By Ryan Hutchins
NAGS HEAD
Cancer patients on the Outer Banks have gained two more programs that organizers hope will make life a little bit easier.
A twice-monthly specialty clinic will bring physicians on rotation from University of North Carolina Health Care to Dare County.
The clinic and a patient "navigator" program that will start soon are pilot projects that could one day be found in out-of-reach communities around the state.
"We're using this as a way to see if we can provide consultation care - second opinions," said Thomas C. Shea, a physician with the UNC Lineberger Comprehensive Cancer C enter who will help coordinate the new programs.
The clinic will host a different specialist every other Friday, Shea said in a phone interview. Within a year, a specialist for each major type of cancer will have seen local patients four times.
"We realize there may be people who need to be seen more frequently than that," Shea said.

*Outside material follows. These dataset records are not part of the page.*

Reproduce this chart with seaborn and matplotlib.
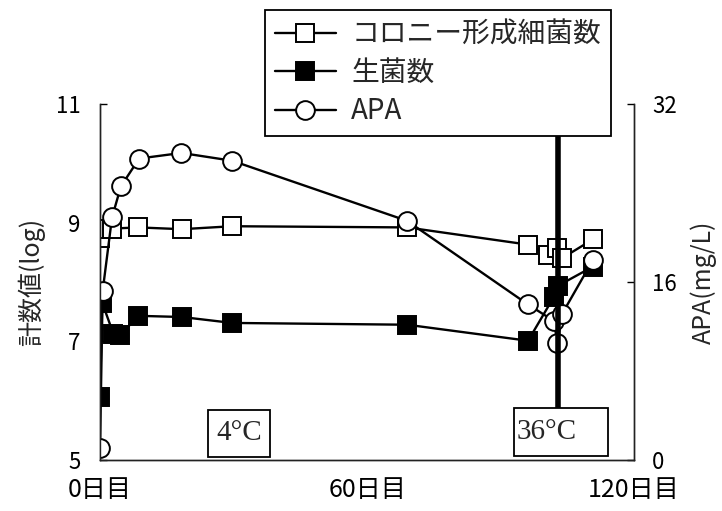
import matplotlib
matplotlib.use('Agg')
import matplotlib.pyplot as plt
import seaborn as sns
from matplotlib.patches import Rectangle

# data
colony_day = [0, 0.5, 2.7, 8.6, 18.4, 29.7, 69, 96.2, 100.7, 102.7, 103.8, 110.8]
colony_log = [8.75, 8.9, 8.9, 8.92, 8.89, 8.94, 8.92, 8.63, 8.46, 8.58, 8.4, 8.72]

live_day = [0, 0.5, 3, 4.5, 8.6, 18.4, 29.7, 69, 96.2, 102, 103, 110.8]
live_log = [6.06, 7.65, 7.13, 7.1, 7.43, 7.41, 7.31, 7.28, 7.01, 7.75, 7.94, 8.26]

apa_day = [0, 0.6, 2.7, 4.7, 8.8, 18.3, 29.7, 69, 96.1, 102, 102.8, 103.8, 110.8]
apa_mg = [1.1, 15.2, 21.8, 24.6, 27.1, 27.6, 26.9, 21.5, 14.0, 12.5, 10.5, 13.1, 18.0]

x_ticks = [0, 60, 120]
x_labels = ['0日目', '60日目', '120日目']
left_ticks = [5, 7, 9, 11]
right_ticks = [0, 16, 32]
switch_day = 102.9

sns.set_style('white')
plt.rcParams['font.family'] = ['Noto Sans CJK JP', 'DejaVu Sans']

fig = plt.figure(figsize=(7.22, 5.11), dpi=100)
ax = fig.add_axes([100 / 722, 51 / 511, 534 / 722, 356 / 511])
ax2 = ax.twinx()

mk = dict(color='black', linewidth=1.7, markersize=13.5, markeredgecolor='black',
          markeredgewidth=1.4)
sns.lineplot(x=colony_day, y=colony_log, ax=ax, sort=False, marker='s',
             markerfacecolor='white', label='コロニー形成細菌数', legend=False, **mk)
sns.lineplot(x=live_day, y=live_log, ax=ax, sort=False, marker='s',
             markerfacecolor='black', label='生菌数', legend=False, **mk)
sns.lineplot(x=apa_day, y=apa_mg, ax=ax2, sort=False, marker='o',
             markerfacecolor='white', label='APA', legend=False, **mk)

# temperature shift line
ax2.plot([switch_day, switch_day], [4.7, 29.2], color='black', linewidth=4, zorder=5)

ax.set_xlim(0, 120)
ax.set_ylim(5, 11)
ax2.set_ylim(0, 32)
ax.set_xticks(x_ticks)
ax.set_xticklabels(x_labels)
ax.set_yticks(left_ticks)
ax2.set_yticks(right_ticks)

for a in (ax, ax2):
    a.spines['top'].set_visible(False)
    for s in a.spines.values():
        s.set_color('#222222')
        s.set_linewidth(1.0)
    a.tick_params(direction='in', length=5, width=1, colors='black', labelsize=16)
ax.tick_params(axis='y', pad=14)
ax.tick_params(axis='x', pad=12, labelsize=18)
ax2.tick_params(axis='y', pad=13)

ax.set_ylabel('計数値(log)', fontsize=18, labelpad=8)
ax2.set_ylabel('APA(mg/L)', fontsize=18, labelpad=10)

# temperature boxes
ax.add_patch(Rectangle((24.3, 5.05), 13.8, 0.8, facecolor='white', edgecolor='black',
                       linewidth=1.3, zorder=6))
ax.text(31.2, 5.46, '4°C', ha='center', va='center', fontsize=21,
        family='Liberation Serif', zorder=7)
ax2.add_patch(Rectangle((93.0, 0.36), 21.2, 4.34, facecolor='white', edgecolor='black',
                        linewidth=1.3, zorder=6))
ax2.text(93.5, 2.5, '36°C', ha='left', va='center', fontsize=21,
         family='Liberation Serif', zorder=7)

handles = ax.lines[:2] + ax2.lines[:1]
leg = fig.legend(handles=handles, labels=[h.get_label() for h in handles],
                 loc='upper left', bbox_to_anchor=(265 / 722, 1 - 10 / 511),
                 fontsize=20, frameon=True, fancybox=False, framealpha=1,
                 handlelength=2.2, handletextpad=0.55, labelspacing=0.3,
                 borderpad=0.35, borderaxespad=0)
leg.get_frame().set_edgecolor('black')
leg.get_frame().set_linewidth(1.3)
leg.set_zorder(10)

fig.savefig('out.png', dpi=100)
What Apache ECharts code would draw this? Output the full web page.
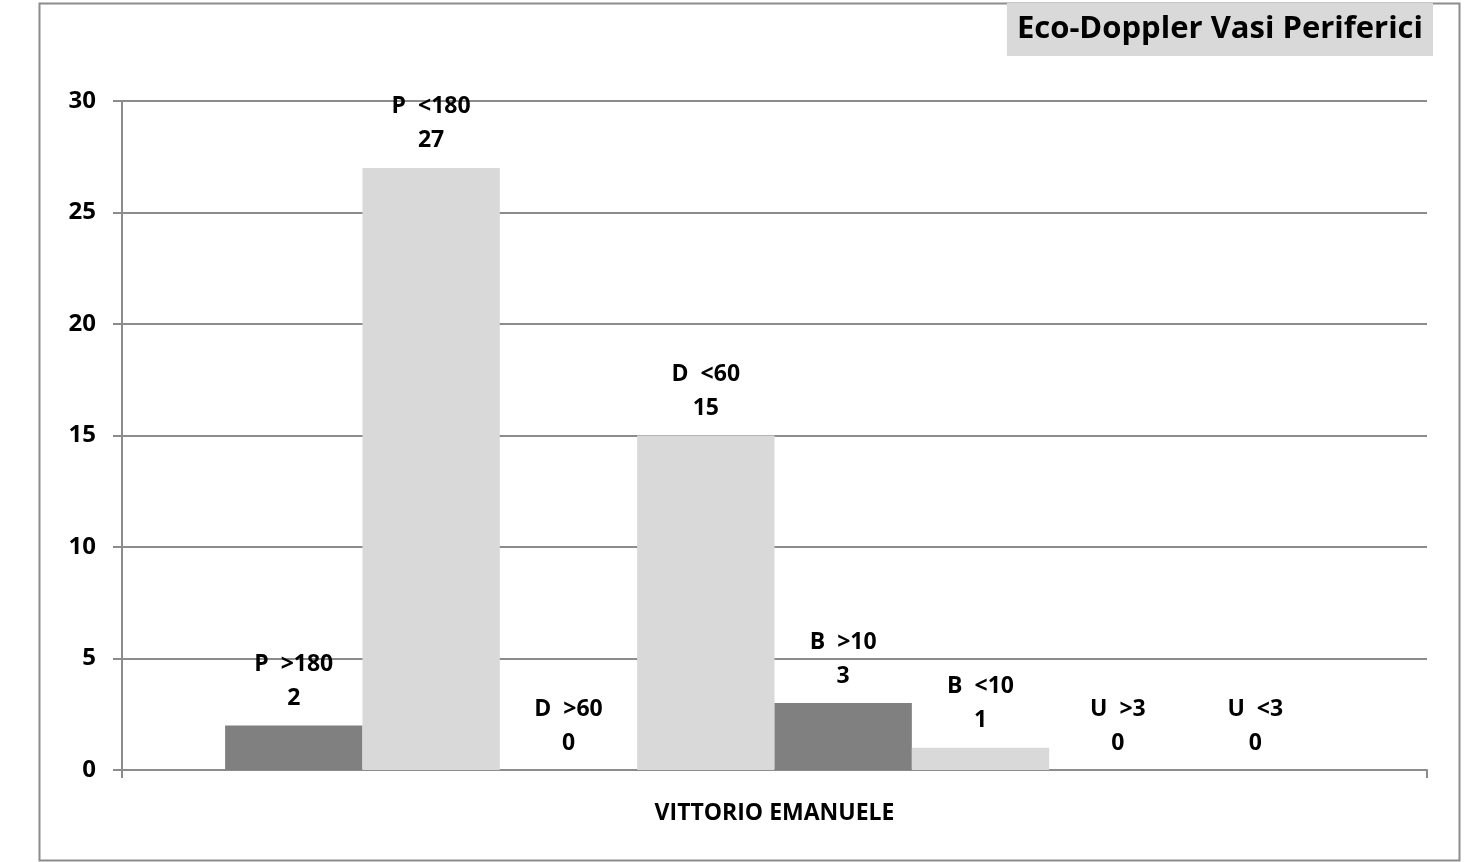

For those patients, there are other facilities around the state and existing treatment options available locally.
The program is not being put in place as a replacement for treatment already available from The Outer Banks Hospital's general oncologists, Shea said. "We feel it's important that we support the existing resources."
UNC approached with a request in late 2006 from the Dare County Board of Commissioners to look at creating such a project. Chairman Warren Judge said he and the board are pleased to see the project come to fruition.
"Cancer is a dreaded disease, and a lot of our folks are suffering from it," he said. "We just want to do things to improve the quality of life."
The navigator program is intended to help patients through the sometimes long and complicated treatment process. UNC, working with Dare County government, has hired one registered nurse and is in the process of interviewing for a second navigator position.
The two will offer a free service, funded through the University Cancer Research Fund, that is intended to provide an array of information and assistance to patients. That could range from laying out options for therapy, financial counseling and transportation, to more simple tasks such as finding wigs for chemotherapy patients, according to Shea and a news release from UNC.
If the two programs succeed in helping local patients, UNC would like to start implementing similar programs in other areas of the state.
"We look at Dare as a good model for a community that has some resources in place, but it is also kind of isolated," Shea said.
The county and UNC also are looking into developing new telecommunication tools at The Outer Banks Hospital that could give patients another way to connect with UNC's cancer physicians without traveling to Chapel Hill, Shea said.